Restate each line word for word. Leave out every picture.

· · ·

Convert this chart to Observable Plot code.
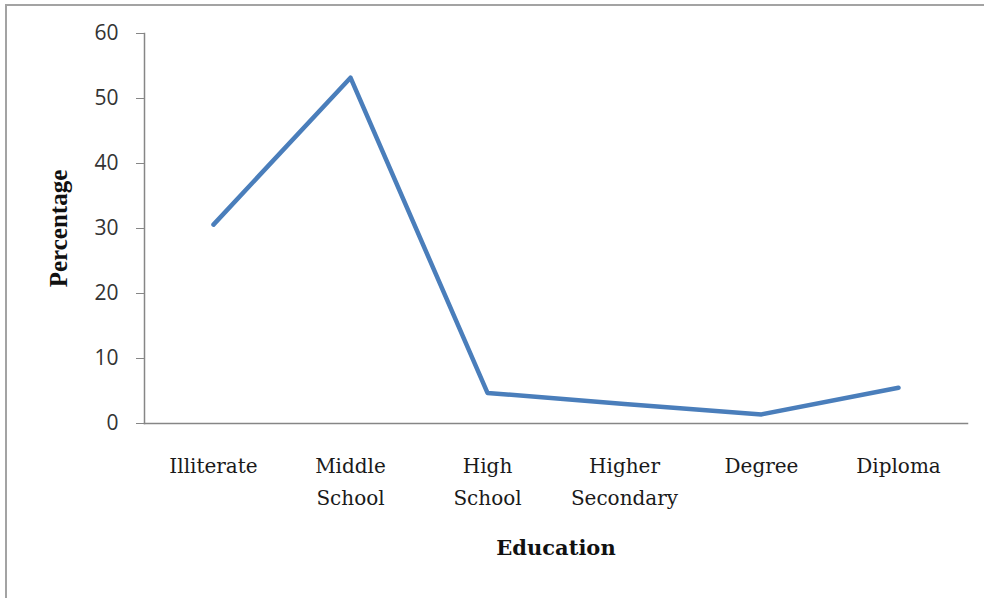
<!DOCTYPE html>
<html>
<head>
<meta charset="utf-8">
<script src="https://cdn.jsdelivr.net/npm/d3@7"></script>
<script src="https://cdn.jsdelivr.net/npm/@observablehq/plot@0.6"></script>
<style>
  html, body { margin: 0; padding: 0; background: #fff; overflow: hidden; }
  #wrap { position: relative; width: 984px; height: 598px; }
  #border {
    position: absolute; left: 5px; top: 4px; width: 1200px; height: 800px;
    border-top: 2px solid #a3a3a3; border-left: 2px solid #a3a3a3;
  }
  #chart { position: absolute; left: 0; top: 0; }
</style>
</head>
<body>
<div id="wrap"><div id="border"></div><div id="chart"></div></div>
<script>
// Education levels, in order along the x axis
const categories = ["Illiterate", "Middle School", "High School", "Higher Secondary", "Degree", "Diploma"];
// Two-line tick labels for the categories
const tickLabels = ["Illiterate", "Middle\nSchool", "High\nSchool", "Higher\nSecondary", "Degree", "Diploma"];
// Share of respondents at each level (%)
const percentages = [30.6, 53.2, 4.7, 3.0, 1.4, 5.5];
// Y axis ticks
const yTicks = [0, 10, 20, 30, 40, 50, 60];

const data = categories.map((c, i) => ({education: c, percentage: percentages[i]}));

const axisGray = "#868686";
const serif = "'DejaVu Serif', serif";

const chart = Plot.plot({
  width: 984,
  height: 598,
  marginLeft: 144,
  marginRight: 17,
  marginTop: 33,
  marginBottom: 175,
  style: {background: "transparent", color: "#222"},
  x: {type: "point", domain: categories, padding: 0.5},
  y: {domain: [0, 60]},
  marks: [
    Plot.frame({anchor: "left", stroke: axisGray, strokeWidth: 1.5}),
    Plot.frame({anchor: "bottom", stroke: axisGray, strokeWidth: 1.5}),
    Plot.axisY({
      ticks: yTicks,
      tickSize: 8,
      tickPadding: 18,
      stroke: axisGray,
      fill: "#333",
      fontSize: 21,
      fontFamily: "'Open Sans', sans-serif",
      label: null
    }),
    Plot.axisX({
      tickSize: 0,
      tickPadding: 27,
      tickFormat: d => tickLabels[categories.indexOf(d)],
      lineHeight: 1.6,
      fill: "#1a1a1a",
      fontSize: 20,
      fontFamily: serif,
      label: null
    }),
    Plot.line(data, {
      x: "education",
      y: "percentage",
      stroke: "#4A7EBB",
      strokeWidth: 4.5
    }),
    Plot.text(["Percentage"], {
      text: d => d,
      frameAnchor: "left",
      textAnchor: "middle",
      rotate: -90,
      dx: -86,
      fontSize: 25,
      fontWeight: "bold",
      fontFamily: "'Liberation Serif', serif",
      fill: "#111"
    }),
    Plot.text(["Education"], {
      text: d => d,
      frameAnchor: "bottom",
      dy: 131,
      fontSize: 21,
      fontWeight: "bold",
      fontFamily: serif,
      fill: "#111"
    })
  ]
});

document.getElementById("chart").appendChild(chart);
</script>
</body>
</html>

· · ·

*TASK ANSWER*:
Convert this chart to Observable Plot code.
<!DOCTYPE html>
<html>
<head>
<meta charset="utf-8">
<script src="https://cdn.jsdelivr.net/npm/d3@7"></script>
<script src="https://cdn.jsdelivr.net/npm/@observablehq/plot@0.6"></script>
<style>
  html, body { margin: 0; padding: 0; background: #fff; overflow: hidden; }
  #wrap { position: relative; width: 984px; height: 598px; }
  #border {
    position: absolute; left: 5px; top: 4px; width: 1200px; height: 800px;
    border-top: 2px solid #a3a3a3; border-left: 2px solid #a3a3a3;
  }
  #chart { position: absolute; left: 0; top: 0; }
</style>
</head>
<body>
<div id="wrap"><div id="border"></div><div id="chart"></div></div>
<script>
// Education levels, in order along the x axis
const categories = ["Illiterate", "Middle School", "High School", "Higher Secondary", "Degree", "Diploma"];
// Two-line tick labels for the categories
const tickLabels = ["Illiterate", "Middle\nSchool", "High\nSchool", "Higher\nSecondary", "Degree", "Diploma"];
// Share of respondents at each level (%)
const percentages = [30.6, 53.2, 4.7, 3.0, 1.4, 5.5];
// Y axis ticks
const yTicks = [0, 10, 20, 30, 40, 50, 60];

const data = categories.map((c, i) => ({education: c, percentage: percentages[i]}));

const axisGray = "#868686";
const serif = "'DejaVu Serif', serif";

const chart = Plot.plot({
  width: 984,
  height: 598,
  marginLeft: 144,
  marginRight: 17,
  marginTop: 33,
  marginBottom: 175,
  style: {background: "transparent", color: "#222"},
  x: {type: "point", domain: categories, padding: 0.5},
  y: {domain: [0, 60]},
  marks: [
    Plot.frame({anchor: "left", stroke: axisGray, strokeWidth: 1.5}),
    Plot.frame({anchor: "bottom", stroke: axisGray, strokeWidth: 1.5}),
    Plot.axisY({
      ticks: yTicks,
      tickSize: 8,
      tickPadding: 18,
      stroke: axisGray,
      fill: "#333",
      fontSize: 21,
      fontFamily: "'Open Sans', sans-serif",
      label: null
    }),
    Plot.axisX({
      tickSize: 0,
      tickPadding: 27,
      tickFormat: d => tickLabels[categories.indexOf(d)],
      lineHeight: 1.6,
      fill: "#1a1a1a",
      fontSize: 20,
      fontFamily: serif,
      label: null
    }),
    Plot.line(data, {
      x: "education",
      y: "percentage",
      stroke: "#4A7EBB",
      strokeWidth: 4.5
    }),
    Plot.text(["Percentage"], {
      text: d => d,
      frameAnchor: "left",
      textAnchor: "middle",
      rotate: -90,
      dx: -86,
      fontSize: 25,
      fontWeight: "bold",
      fontFamily: "'Liberation Serif', serif",
      fill: "#111"
    }),
    Plot.text(["Education"], {
      text: d => d,
      frameAnchor: "bottom",
      dy: 131,
      fontSize: 21,
      fontWeight: "bold",
      fontFamily: serif,
      fill: "#111"
    })
  ]
});

document.getElementById("chart").appendChild(chart);
</script>
</body>
</html>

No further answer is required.